— DIRECTIVE —
Print the listing that follows, character for character.
..........
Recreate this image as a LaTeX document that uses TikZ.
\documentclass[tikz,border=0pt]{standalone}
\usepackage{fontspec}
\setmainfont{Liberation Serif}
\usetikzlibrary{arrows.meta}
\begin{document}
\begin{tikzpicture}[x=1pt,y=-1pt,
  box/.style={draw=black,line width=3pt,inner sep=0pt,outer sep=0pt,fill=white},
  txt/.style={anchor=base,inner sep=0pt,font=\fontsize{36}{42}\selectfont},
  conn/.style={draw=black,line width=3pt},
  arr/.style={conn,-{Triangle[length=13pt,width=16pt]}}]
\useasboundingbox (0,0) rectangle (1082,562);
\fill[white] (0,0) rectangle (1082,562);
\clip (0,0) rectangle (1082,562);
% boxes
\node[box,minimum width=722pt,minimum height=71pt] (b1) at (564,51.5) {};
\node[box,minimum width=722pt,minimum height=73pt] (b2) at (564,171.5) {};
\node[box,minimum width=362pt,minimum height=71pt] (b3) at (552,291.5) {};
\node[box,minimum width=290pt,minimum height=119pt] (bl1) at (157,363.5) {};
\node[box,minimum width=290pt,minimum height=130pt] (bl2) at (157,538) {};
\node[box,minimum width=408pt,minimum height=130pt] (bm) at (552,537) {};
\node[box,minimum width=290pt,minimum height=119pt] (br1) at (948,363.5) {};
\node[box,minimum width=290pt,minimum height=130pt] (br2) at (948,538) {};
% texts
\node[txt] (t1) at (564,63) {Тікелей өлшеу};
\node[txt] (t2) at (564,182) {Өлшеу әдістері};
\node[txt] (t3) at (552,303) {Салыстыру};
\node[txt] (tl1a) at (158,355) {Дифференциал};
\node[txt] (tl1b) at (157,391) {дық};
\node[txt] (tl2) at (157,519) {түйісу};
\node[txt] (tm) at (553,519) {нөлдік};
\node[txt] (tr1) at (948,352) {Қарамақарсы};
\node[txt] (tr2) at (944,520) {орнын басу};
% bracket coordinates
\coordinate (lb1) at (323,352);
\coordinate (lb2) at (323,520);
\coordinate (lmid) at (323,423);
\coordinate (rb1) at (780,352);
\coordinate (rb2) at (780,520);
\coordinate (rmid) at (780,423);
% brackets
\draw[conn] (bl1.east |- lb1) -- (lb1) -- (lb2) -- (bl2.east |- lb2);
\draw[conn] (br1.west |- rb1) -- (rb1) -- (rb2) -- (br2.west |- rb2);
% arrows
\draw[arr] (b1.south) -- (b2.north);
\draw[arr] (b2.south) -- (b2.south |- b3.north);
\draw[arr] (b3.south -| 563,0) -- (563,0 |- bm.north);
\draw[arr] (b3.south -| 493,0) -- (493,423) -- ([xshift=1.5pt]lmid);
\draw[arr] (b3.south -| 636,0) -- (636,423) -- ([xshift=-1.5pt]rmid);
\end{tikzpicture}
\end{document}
..........
— OUTPUT FOR THIS TASK —
Recreate this image as a LaTeX document that uses TikZ.
\documentclass[tikz,border=0pt]{standalone}
\usepackage{fontspec}
\setmainfont{Liberation Serif}
\usetikzlibrary{arrows.meta}
\begin{document}
\begin{tikzpicture}[x=1pt,y=-1pt,
  box/.style={draw=black,line width=3pt,inner sep=0pt,outer sep=0pt,fill=white},
  txt/.style={anchor=base,inner sep=0pt,font=\fontsize{36}{42}\selectfont},
  conn/.style={draw=black,line width=3pt},
  arr/.style={conn,-{Triangle[length=13pt,width=16pt]}}]
\useasboundingbox (0,0) rectangle (1082,562);
\fill[white] (0,0) rectangle (1082,562);
\clip (0,0) rectangle (1082,562);
% boxes
\node[box,minimum width=722pt,minimum height=71pt] (b1) at (564,51.5) {};
\node[box,minimum width=722pt,minimum height=73pt] (b2) at (564,171.5) {};
\node[box,minimum width=362pt,minimum height=71pt] (b3) at (552,291.5) {};
\node[box,minimum width=290pt,minimum height=119pt] (bl1) at (157,363.5) {};
\node[box,minimum width=290pt,minimum height=130pt] (bl2) at (157,538) {};
\node[box,minimum width=408pt,minimum height=130pt] (bm) at (552,537) {};
\node[box,minimum width=290pt,minimum height=119pt] (br1) at (948,363.5) {};
\node[box,minimum width=290pt,minimum height=130pt] (br2) at (948,538) {};
% texts
\node[txt] (t1) at (564,63) {Тікелей өлшеу};
\node[txt] (t2) at (564,182) {Өлшеу әдістері};
\node[txt] (t3) at (552,303) {Салыстыру};
\node[txt] (tl1a) at (158,355) {Дифференциал};
\node[txt] (tl1b) at (157,391) {дық};
\node[txt] (tl2) at (157,519) {түйісу};
\node[txt] (tm) at (553,519) {нөлдік};
\node[txt] (tr1) at (948,352) {Қарамақарсы};
\node[txt] (tr2) at (944,520) {орнын басу};
% bracket coordinates
\coordinate (lb1) at (323,352);
\coordinate (lb2) at (323,520);
\coordinate (lmid) at (323,423);
\coordinate (rb1) at (780,352);
\coordinate (rb2) at (780,520);
\coordinate (rmid) at (780,423);
% brackets
\draw[conn] (bl1.east |- lb1) -- (lb1) -- (lb2) -- (bl2.east |- lb2);
\draw[conn] (br1.west |- rb1) -- (rb1) -- (rb2) -- (br2.west |- rb2);
% arrows
\draw[arr] (b1.south) -- (b2.north);
\draw[arr] (b2.south) -- (b2.south |- b3.north);
\draw[arr] (b3.south -| 563,0) -- (563,0 |- bm.north);
\draw[arr] (b3.south -| 493,0) -- (493,423) -- ([xshift=1.5pt]lmid);
\draw[arr] (b3.south -| 636,0) -- (636,423) -- ([xshift=-1.5pt]rmid);
\end{tikzpicture}
\end{document}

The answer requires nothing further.